Queensland also has some of the most lenient laws in Australia, with children over age 12 allowed to ride e-mobility devices under adult supervision and by themselves from age 16.
Market-bought devices can travel at a capped speed of 25km/h, but those that are modified or purchased from overseas can reach up to 90km/h.
And we’re putting them in the hands of kids? This is madness.
Older riders too – I know a 74-year-old who clipped a footpath and injured herself – are not safe.
Nor are pedestrians in the wrong place at the wrong time.
The speed limit for e-scooters on footpaths is 12km/h, 25km/h on bike paths, and 10km/h in shared zones.
Break the limit and face a fine of $161, the same as for failing to wear a helmet.
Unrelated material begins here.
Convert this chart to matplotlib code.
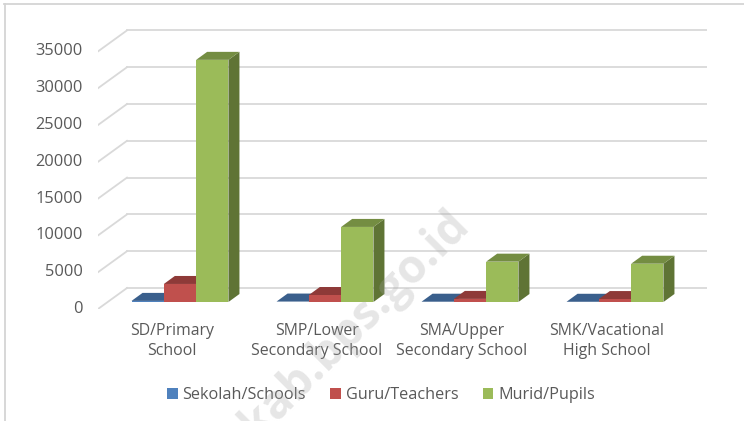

Use a phone and you risk losing $1209.
Does anyone care?
In a single day in January this year, police fined 50 e-scooter and e-bike riders with 52 infringements for speeding or not wearing helmets.
Locations targeted on January 14 were the Goodwill, Kurilpa, Victoria and Kangaroo Point bridges, Howard Smith Wharves, New Farm Riverwalk and the Bicentennial Bikeway.
Imagine the number of fines if police had the resources to widen the scope. If the blitz was intended to be more than a revenue raiser and deter people from misusing e-scooters, it hasn’t worked.
One loyal reader of this column emailed me earlier this week to vent about the “crazy scooter scourge”.
“Walking around Brisbane has become hazardous, with riders going flat out, weaving in between people and not wearing helmets, and god knows what grog or drugs they had consumed,” he wrote.
“My wife and I were brushed by these riders and, I can tell you, if one of us had stepped sideways or turned suddenly, it would have been catastrophic.
“Police are nowhere to be seen.”
To be fair, police cannot be expected to nab every e-scooter ratbag. As we well know, they have more than enough to do already.
News this week that a three-wheel e-scooter – which won’t work without the rider wearing a helmet – is set to roll out on the Gold Coast later this year is welcome.
But it’s not enough.
Brisbane was the first major city in Australia to implement an e-scooter sharing (rental) scheme, in November 2018, and well over four million rides have been taken since.
Brisbane City Council says the benefits include accessibility, affordability and sustainability by theoretically reducing the number of cars on the road, cutting congestion and pollution.
This may be true, however, tighter regulations, better education and smarter technology are desperately needed because as it stands, e-scooters are disasters waiting to happen.